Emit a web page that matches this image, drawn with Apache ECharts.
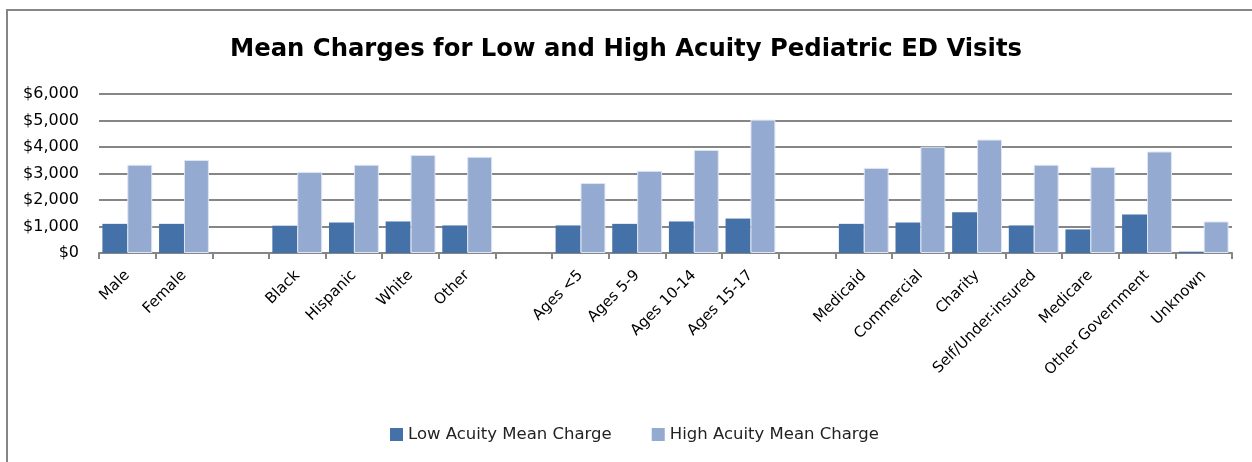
<!DOCTYPE html>
<html>
<head>
<meta charset="utf-8">
<script src="https://cdn.jsdelivr.net/npm/echarts@6/dist/echarts.min.js"></script>
<style>
html,body{margin:0;padding:0;background:#fff;}
#chart{width:1252px;height:462px;}
</style>
</head>
<body>
<div id="chart"></div>
<script>
const categories = ["Male","Female","","Black","Hispanic","White","Other","","Ages <5","Ages 5-9","Ages 10-14","Ages 15-17","","Medicaid","Commercial","Charity","Self/Under-insured","Medicare","Other Government","Unknown"];
const lowAcuity = [1100,1100,null,1030,1150,1190,1040,null,1040,1100,1190,1300,null,1100,1150,1540,1040,890,1450,50];
const highAcuity = [3330,3510,null,3060,3330,3700,3630,null,2640,3100,3890,5030,null,3210,4010,4280,3330,3250,3830,1190];
const yTicks = [0,1000,2000,3000,4000,5000,6000];
const seriesNames = ["Low Acuity Mean Charge","High Acuity Mean Charge"];

const font = "'DejaVu Sans', sans-serif";
const chart = echarts.init(document.getElementById('chart'), null, {renderer:'canvas'});
chart.setOption({
  animation:false,
  backgroundColor:'#fff',
  graphic:[{type:'rect',shape:{x:7,y:10,width:1300,height:500},style:{fill:'none',stroke:'#868686',lineWidth:2},z:-1}],
  title:{text:'Mean Charges for Low and High Acuity Pediatric ED Visits',left:'center',top:33,
    textStyle:{fontFamily:font,fontWeight:'bold',fontSize:24.3,color:'#000'}},
  legend:{data:seriesNames,bottom:14,left:385,itemWidth:13,itemHeight:13,itemGap:40,icon:'rect',
    itemStyle:{borderWidth:0},
    textStyle:{fontFamily:font,fontSize:16.5,color:'#222'}},
  grid:{left:99,right:20,top:94,bottom:209,containLabel:false},
  xAxis:{type:'category',data:categories,
    axisLine:{lineStyle:{color:'#868686',width:2}},
    axisTick:{show:true,alignWithLabel:false,length:6,lineStyle:{color:'#868686',width:2}},
    axisLabel:{rotate:45,interval:0,margin:20,fontFamily:font,fontSize:15,color:'#000'}},
  yAxis:{type:'value',min:yTicks[0],max:yTicks[yTicks.length-1],interval:1000,
    axisLine:{show:false},axisTick:{show:false},
    splitLine:{lineStyle:{color:'#868686',width:2}},
    axisLabel:{margin:20,fontFamily:font,fontSize:16,color:'#000',
      formatter:v=>'$'+v.toLocaleString('en-US')}},
  series:[
    {name:seriesNames[0],type:'bar',data:lowAcuity,barGap:'0%',barCategoryGap:'12%',
      itemStyle:{color:'#4471A7'}},
    {name:seriesNames[1],type:'bar',data:highAcuity,barGap:'0%',barCategoryGap:'12%',
      itemStyle:{color:'#95AAD1',borderColor:'#dde5f2',borderWidth:1}}
  ]
});
</script>
</body>
</html>
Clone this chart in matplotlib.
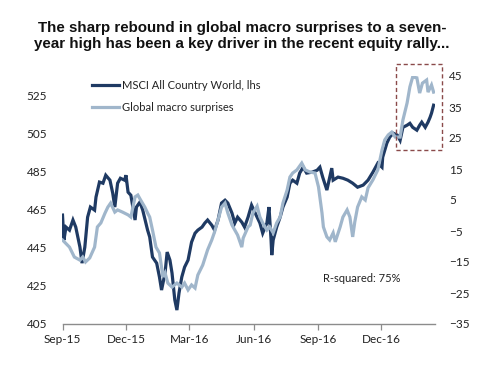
import matplotlib
matplotlib.use("Agg")
import matplotlib.pyplot as plt
import matplotlib.dates as mdates
from matplotlib.patches import Rectangle
import pandas as pd

# ---------------- data ----------------
msci_dates = [
    "2015-09-01", "2015-09-03", "2015-09-06", "2015-09-11", "2015-09-16", "2015-09-20",
    "2015-09-26", "2015-09-29", "2015-10-03", "2015-10-07", "2015-10-11", "2015-10-17",
    "2015-10-19", "2015-10-24", "2015-10-29", "2015-11-02", "2015-11-08", "2015-11-12",
    "2015-11-15", "2015-11-19", "2015-11-23", "2015-11-29", "2015-12-01", "2015-12-04",
    "2015-12-08", "2015-12-14", "2015-12-16", "2015-12-21", "2015-12-25", "2016-01-01",
    "2016-01-04", "2016-01-08", "2016-01-14", "2016-01-18", "2016-01-21", "2016-01-26",
    "2016-01-29", "2016-02-02", "2016-02-05", "2016-02-09", "2016-02-12", "2016-02-15",
    "2016-02-19", "2016-02-23", "2016-02-28", "2016-03-04", "2016-03-09", "2016-03-13",
    "2016-03-19", "2016-03-23", "2016-03-27", "2016-04-02", "2016-04-06", "2016-04-11",
    "2016-04-16", "2016-04-21", "2016-04-25", "2016-05-01", "2016-05-05", "2016-05-09",
    "2016-05-15", "2016-05-19", "2016-05-24", "2016-05-29", "2016-06-06", "2016-06-10",
    "2016-06-14", "2016-06-20", "2016-06-23", "2016-06-26", "2016-06-27", "2016-06-29",
    "2016-07-04", "2016-07-09", "2016-07-13", "2016-07-19", "2016-07-23", "2016-07-27",
    "2016-08-02", "2016-08-06", "2016-08-11", "2016-08-16", "2016-08-24", "2016-08-31",
    "2016-09-04", "2016-09-08", "2016-09-14", "2016-09-21", "2016-09-23", "2016-09-30",
    "2016-10-07", "2016-10-14", "2016-10-21", "2016-10-28", "2016-11-05", "2016-11-12",
    "2016-11-19", "2016-11-26", "2016-12-02", "2016-12-03", "2016-12-09", "2016-12-13",
    "2016-12-18", "2016-12-24", "2016-12-28", "2017-01-01", "2017-01-07", "2017-01-11",
    "2017-01-15", "2017-01-21", "2017-01-25", "2017-01-28", "2017-02-02", "2017-02-06",
    "2017-02-09", "2017-02-11", "2017-02-14",
]
msci_values = [
    462.1, 449.0, 455.8, 454.2, 459.5, 455.8,
    445.3, 436.9, 445.3, 461.0, 466.3, 464.7,
    471.5, 479.4, 478.8, 483.0, 480.4, 473.6,
    466.3, 478.8, 481.4, 480.4, 483.0, 474.1,
    472.5, 459.5, 466.3, 468.9, 464.7, 454.2,
    450.6, 440.1, 436.9, 429.6, 422.8, 431.7,
    442.7, 438.5, 431.7, 417.6, 412.3, 421.2,
    429.6, 434.8, 438.5, 447.9, 452.6, 454.2,
    455.8, 457.9, 459.5, 456.8, 454.2, 459.5,
    468.4, 469.9, 468.4, 463.1, 457.9, 461.0,
    458.4, 455.8, 461.0, 467.3, 461.0, 457.9,
    452.6, 457.9, 466.3, 449.0, 441.1, 449.0,
    455.8, 461.0, 466.3, 471.5, 478.8, 480.4,
    478.8, 484.1, 487.2, 484.1, 484.6, 485.6,
    487.2, 482.0, 475.2, 486.7, 480.4, 482.0,
    481.4, 480.4, 478.8, 476.7, 477.8, 480.4,
    484.6, 489.3, 487.2, 492.4, 499.8, 502.9,
    505.0, 504.0, 501.3, 508.1, 509.2, 510.2,
    508.1, 506.6, 509.2, 510.8, 508.1, 510.8,
    513.4, 515.5, 519.7,
]

macro_dates = [
    "2015-09-01", "2015-09-11", "2015-09-18", "2015-09-26", "2015-09-30", "2015-10-04",
    "2015-10-10", "2015-10-17", "2015-10-21", "2015-10-26", "2015-11-01", "2015-11-05",
    "2015-11-09", "2015-11-15", "2015-11-19", "2015-11-26", "2015-12-04", "2015-12-08",
    "2015-12-14", "2015-12-18", "2015-12-22", "2015-12-28", "2016-01-01", "2016-01-04",
    "2016-01-08", "2016-01-13", "2016-01-18", "2016-01-23", "2016-01-26", "2016-01-30",
    "2016-02-05", "2016-02-12", "2016-02-19", "2016-02-23", "2016-02-28", "2016-03-04",
    "2016-03-09", "2016-03-13", "2016-03-20", "2016-03-27", "2016-04-02", "2016-04-06",
    "2016-04-11", "2016-04-16", "2016-04-21", "2016-04-25", "2016-05-01", "2016-05-05",
    "2016-05-09", "2016-05-15", "2016-05-17", "2016-05-24", "2016-05-27", "2016-05-31",
    "2016-06-06", "2016-06-10", "2016-06-14", "2016-06-20", "2016-06-24", "2016-06-29",
    "2016-07-04", "2016-07-09", "2016-07-13", "2016-07-19", "2016-07-23", "2016-07-27",
    "2016-08-02", "2016-08-09", "2016-08-14", "2016-08-21", "2016-08-28", "2016-09-02",
    "2016-09-07", "2016-09-09", "2016-09-14", "2016-09-18", "2016-09-23", "2016-09-26",
    "2016-10-03", "2016-10-07", "2016-10-13", "2016-10-17", "2016-10-21", "2016-10-24",
    "2016-10-28", "2016-11-03", "2016-11-08", "2016-11-12", "2016-11-19", "2016-11-26",
    "2016-12-02", "2016-12-06", "2016-12-11", "2016-12-16", "2016-12-21", "2016-12-28",
    "2017-01-01", "2017-01-07", "2017-01-11", "2017-01-15", "2017-01-21", "2017-01-25",
    "2017-01-29", "2017-02-04", "2017-02-06", "2017-02-11", "2017-02-14",
]
macro_values = [
    -7.9, -10.2, -13.4, -14.4, -13.4, -15.0,
    -13.7, -10.2, -3.7, -2.4, 0.8, 2.7,
    4.0, 1.1, 1.8, 1.1, 0.2, -0.5,
    6.0, 6.6, 5.0, 2.7, 0.8, -0.5,
    -4.7, -10.2, -12.1, -19.8, -18.5, -21.8,
    -23.1, -21.8, -23.1, -21.8, -24.0, -22.4,
    -23.4, -19.2, -16.0, -11.1, -7.9, -5.3,
    -1.4, 2.7, 4.0, 0.8, -3.1, -4.7,
    -6.3, -10.2, -7.3, -3.7, -3.1, 0.8,
    3.0, -0.5, -2.4, -4.7, -3.7, -5.6,
    -2.4, -0.5, 4.0, 8.2, 12.4, 13.7,
    14.7, 16.9, 14.7, 14.0, 13.7, 9.2,
    0.8, -3.7, -6.9, -7.9, -5.6, -8.5,
    -3.7, -0.5, 1.8, -0.5, -6.9, -2.1,
    2.7, 6.0, 5.0, 8.9, 11.5, 14.7,
    21.1, 24.4, 26.0, 26.9, 25.3, 25.3,
    30.8, 36.3, 41.5, 44.7, 44.4, 39.5,
    42.7, 43.7, 39.8, 42.1, 39.8,
]

left_ticks = [405, 425, 445, 465, 485, 505, 525]
right_ticks = [-35, -25, -15, -5, 5, 15, 25, 35, 45]
x_tick_dates = ["2015-09-01", "2015-12-01", "2016-03-01", "2016-06-01", "2016-09-01", "2016-12-01"]
x_range = ["2015-09-01", "2017-02-16"]

title_text = ("The sharp rebound in global macro surprises to a seven-\n"
              "year high has been a key driver in the recent equity rally...")
label_msci = "MSCI All Country World, lhs"
label_macro = "Global macro surprises"
note_text = "R-squared: 75%"

# ---------------- styling ----------------
DARK = "#1f3a63"
LIGHT = "#a0b6cb"
TXT = "#222222"
FONT = ["Lato", "DejaVu Sans"]

plt.rcParams["font.family"] = FONT

W, H = 499, 371
fig = plt.figure(figsize=(W / 100, H / 100), dpi=100)
fig.patch.set_facecolor("white")

x0, x1, yb, yt = 62.5, 435, 324, 76
ax = fig.add_axes([x0 / W, 1 - yb / H, (x1 - x0) / W, (yb - yt) / H])
ax2 = ax.twinx()

md = pd.to_datetime(msci_dates)
gd = pd.to_datetime(macro_dates)

l1, = ax.plot(md, msci_values, color=DARK, lw=2.3, solid_joinstyle="miter", label=label_msci)
l2, = ax2.plot(gd, macro_values, color=LIGHT, lw=2.3, solid_joinstyle="miter", label=label_macro)

ax.set_xlim(pd.Timestamp(x_range[0]), pd.Timestamp(x_range[1]))
ax.set_ylim(405, 535)
ax2.set_ylim(-35, 45)

ax.set_yticks(left_ticks)
ax2.set_yticks(right_ticks)
ax.set_xticks(pd.to_datetime(x_tick_dates))
ax.xaxis.set_major_formatter(mdates.DateFormatter("%b-%y"))

for a in (ax, ax2):
    for s in a.spines.values():
        s.set_visible(False)
    a.set_facecolor("none")
ax.spines["bottom"].set_visible(True)
ax.spines["bottom"].set_color("#8c8c8c")
ax.spines["bottom"].set_linewidth(1.0)

ax.tick_params(axis="x", length=4, width=0.9, color="#8c8c8c", labelsize=8.5,
               labelcolor=TXT, pad=3)
ax.tick_params(axis="y", length=0, labelsize=8.5, labelcolor=TXT, pad=11)
ax2.tick_params(axis="y", length=0, labelsize=8.5, labelcolor=TXT, pad=10)

# legend
leg = ax2.legend(handles=[l1, l2], loc="upper left",
                 bbox_to_anchor=((92 - x0) / (x1 - x0), (yb - 80) / (yb - yt)),
                 frameon=False, fontsize=8, handlelength=2.45, handletextpad=0.25,
                 labelspacing=0.95, borderpad=0, borderaxespad=0)
for t in leg.get_texts():
    t.set_color(TXT)

# note
ax2.text((323 - x0) / (x1 - x0), (yb - 278) / (yb - yt), note_text, transform=ax2.transAxes,
         fontsize=8, color=TXT, ha="left", va="center")

# title
fig.text(242 / W, 1 - 36 / H, title_text, ha="center", va="center", fontsize=10.9,
         fontweight="bold", family=["Liberation Sans", "DejaVu Sans"], color="#111111",
         linespacing=1.2)

# dashed highlight box
fig.patches.append(Rectangle((396 / W, 1 - 150 / H), (442 - 396) / W, (150 - 64) / H,
                             transform=fig.transFigure, fill=False, edgecolor="#8a4a4a",
                             lw=1.0, ls=(0, (3, 2))))

fig.savefig("out.png", dpi=100, facecolor="white")
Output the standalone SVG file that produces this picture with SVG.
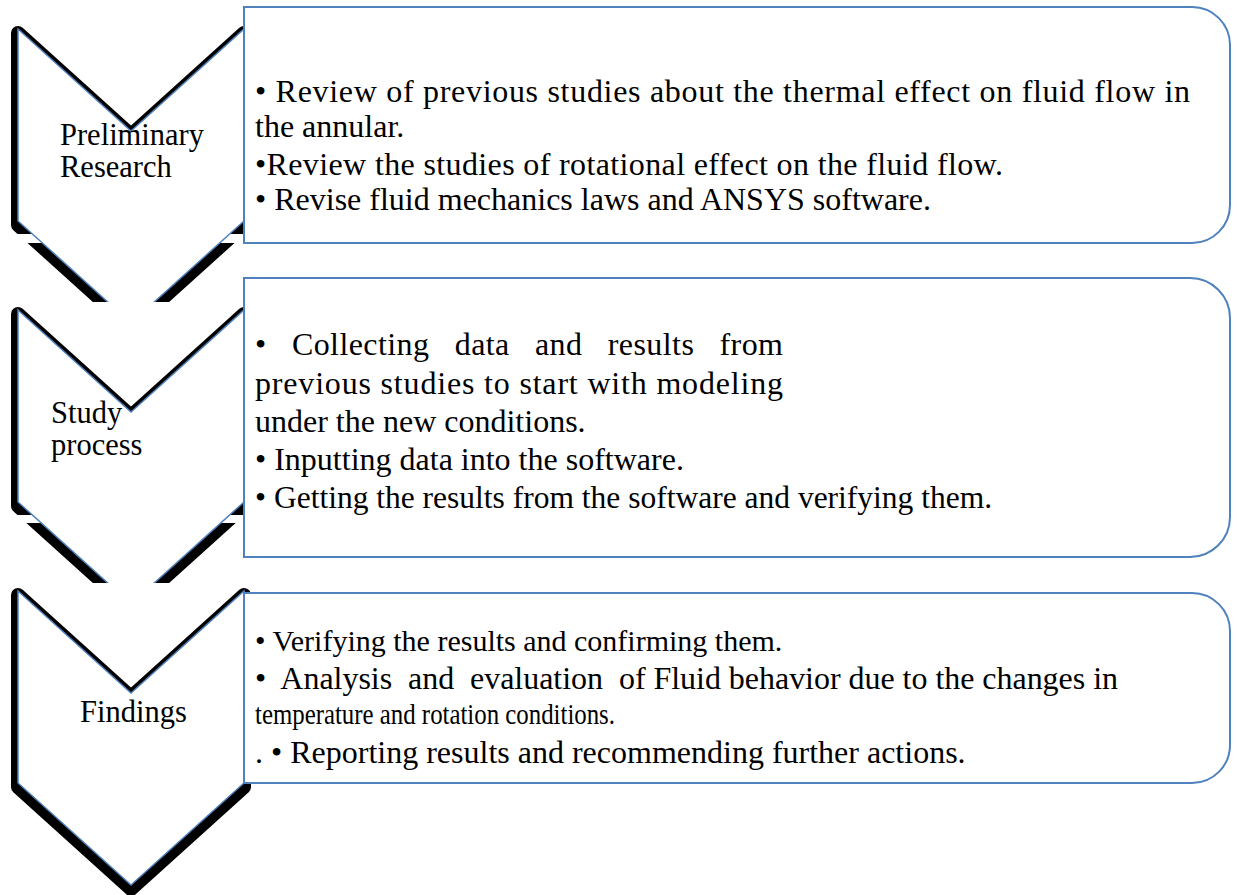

:::

> _Given problem_
List every line from the entries above in which "this" appears.

> _Exercise output_
Emit a web page that matches this image, drawn with Apache ECharts.
Clone this chart in matplotlib.
Output the standalone SVG file that produces this picture with SVG.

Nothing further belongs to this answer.